My wounds have healed, thanks to the assistance of Charles. I sent him a thank you, but perhaps that was an error on my part. It cannot be undone or unwritten, but such things will not be entertained again. It is for the best.

I saw him again. It was an accidental encounter. I often enjoy our conversations. I know I should not meddle with human affairs, yet...I seem to be having great difficult with that ideology currently. I both envy and despise his humanity and mortality, which is the conundrum. Along with his kinship to the earth.

So, what does one do?

Re: Xx-Silver Spoons and Dust-xX

Posted: 04 Jun 2017, 02:55
by Elizabeth
03/06/17


There is a very tall, odd man running around town talking about pheromones. I have encountered him thrice, I believe and each time that is the topic of conversation. Not that it is much of a conversation, he says what is upon his mind and is usually gone before I can say a single word. I have many thoughts upon the subject, but I wonder why it interests him so. Is he a scientist? Is he looking for a reaction? I cannot even begin to fathom such a thing.

I sold something this evening that was, once upon a time...so very precious. It makes little sense to keep such a thing, as I have not worn it in some time. It was long overdue, in truth. I know not why I kept it for as long as I had.

Re: Xx-Silver Spoons and Dust-xX

Posted: 05 Jun 2017, 02:32
by Elizabeth
04/06/17


A woman by the name of Meara Quartermaine has agreed to teach me the basics of how to play the cello. I look forward to it immensely, it will take up some of my 'free time' during the week as she has agreed to meet with me a few times during the week. She seems nice and I believe she is a relation to Alexandrea, if I recall right. And so, she must be lovely.

I was looking for sheet music from the Opera and stumbled upon a few pieces online.
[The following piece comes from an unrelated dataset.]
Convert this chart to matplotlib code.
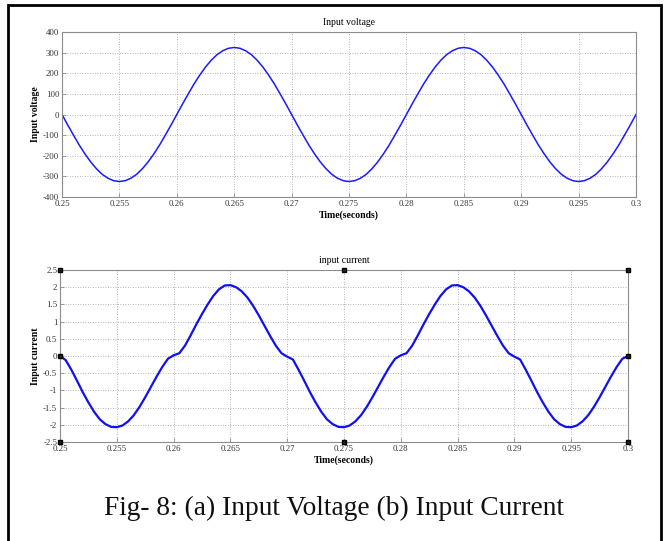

I had thought to teach Doc how to play something simple, but I know not if he even would want to learn. Anyways, I found a fortunate, yet unexpected find. I am simply in love with the works of a polish man by the name of Abel Korzeniowski. I listened to all of his pieces for movies, television programs, and other things, last night. Table For Two is one of my favourites. Charms as well-but they are all truly marvelous.
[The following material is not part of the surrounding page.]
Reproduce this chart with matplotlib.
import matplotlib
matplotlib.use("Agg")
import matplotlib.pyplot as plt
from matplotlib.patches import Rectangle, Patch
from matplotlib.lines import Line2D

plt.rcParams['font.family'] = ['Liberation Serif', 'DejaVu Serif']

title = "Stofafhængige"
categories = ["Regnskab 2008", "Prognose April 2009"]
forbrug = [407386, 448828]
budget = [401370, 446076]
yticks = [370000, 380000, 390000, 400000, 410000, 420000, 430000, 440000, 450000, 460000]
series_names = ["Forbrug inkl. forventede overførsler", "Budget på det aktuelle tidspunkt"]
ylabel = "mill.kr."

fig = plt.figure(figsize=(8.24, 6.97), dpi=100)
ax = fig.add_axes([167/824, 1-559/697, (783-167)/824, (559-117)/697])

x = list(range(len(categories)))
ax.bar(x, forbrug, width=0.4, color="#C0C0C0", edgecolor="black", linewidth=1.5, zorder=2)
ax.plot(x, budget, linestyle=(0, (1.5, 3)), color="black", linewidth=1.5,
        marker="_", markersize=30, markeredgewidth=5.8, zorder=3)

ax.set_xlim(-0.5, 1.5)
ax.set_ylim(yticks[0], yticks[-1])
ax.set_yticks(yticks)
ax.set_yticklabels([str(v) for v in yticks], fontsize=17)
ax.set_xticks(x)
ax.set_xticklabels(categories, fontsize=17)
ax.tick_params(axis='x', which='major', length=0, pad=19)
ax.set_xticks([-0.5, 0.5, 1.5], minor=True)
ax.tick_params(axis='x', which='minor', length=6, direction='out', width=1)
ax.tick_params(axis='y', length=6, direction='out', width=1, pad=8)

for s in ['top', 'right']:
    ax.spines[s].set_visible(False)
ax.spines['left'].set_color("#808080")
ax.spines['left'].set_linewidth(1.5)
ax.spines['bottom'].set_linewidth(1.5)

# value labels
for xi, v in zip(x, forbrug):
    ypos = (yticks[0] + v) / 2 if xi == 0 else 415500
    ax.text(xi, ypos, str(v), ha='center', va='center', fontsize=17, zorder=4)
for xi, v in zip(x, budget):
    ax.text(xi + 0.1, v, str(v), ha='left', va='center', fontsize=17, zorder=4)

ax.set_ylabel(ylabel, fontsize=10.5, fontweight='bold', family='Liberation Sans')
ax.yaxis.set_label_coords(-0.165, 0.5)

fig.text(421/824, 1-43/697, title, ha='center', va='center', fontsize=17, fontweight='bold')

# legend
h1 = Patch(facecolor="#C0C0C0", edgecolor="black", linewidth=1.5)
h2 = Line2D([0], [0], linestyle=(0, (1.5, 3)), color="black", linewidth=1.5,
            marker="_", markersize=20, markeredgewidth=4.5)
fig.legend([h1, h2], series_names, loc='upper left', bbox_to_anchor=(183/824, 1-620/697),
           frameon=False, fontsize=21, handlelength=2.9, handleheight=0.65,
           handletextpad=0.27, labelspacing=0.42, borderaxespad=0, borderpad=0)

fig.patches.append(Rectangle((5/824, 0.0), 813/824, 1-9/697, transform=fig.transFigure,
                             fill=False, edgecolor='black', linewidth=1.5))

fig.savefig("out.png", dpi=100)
I have to remember this: La Dame aux Camélias. There is a piece called 'letters' in this ballet by him. If ever there was this production near Harper Rock, I would go without hesitation. I know not if I am a fan of ballet, but I would simply go just to listen to the piece be preformed alone.

I now know what to do.

I am trying to understand why it is people do the things in which they do. And say the things in which they say. Cosimo has thoughts on the latter, as for the former. I appreciated the necklace, but it almost feels like a bribe of sorts. It begs me to wonder if Charles thinks himself unworthy of spending any length of time with, unless there is a 'gift' in it. It is doubtful, but the next time we encounter the other, if there is any sign of a gift, I will be rejecting it. He needs not to buy my time with anything. He is but one of two, or three friends in which I have in the city and I never expect anything but the pleasure of their company.

Speaking of Cosimo, he has gifted me perhaps the most thoughtful gift any of my childre has gifted me. He worries I will never leave the tank, but I do not think that possible. I have businesses to run, and blood to sustain me. Perhaps some modifications can be made to the tank...white noise, perhaps? To keep the call of the Vathia realms from reaching my mind. One should study the phenomenon of the vathia and its full capabilities. If such a thing were possible. Regardless, denying the access of most sensory 'issues' so to speak, will help me greatly.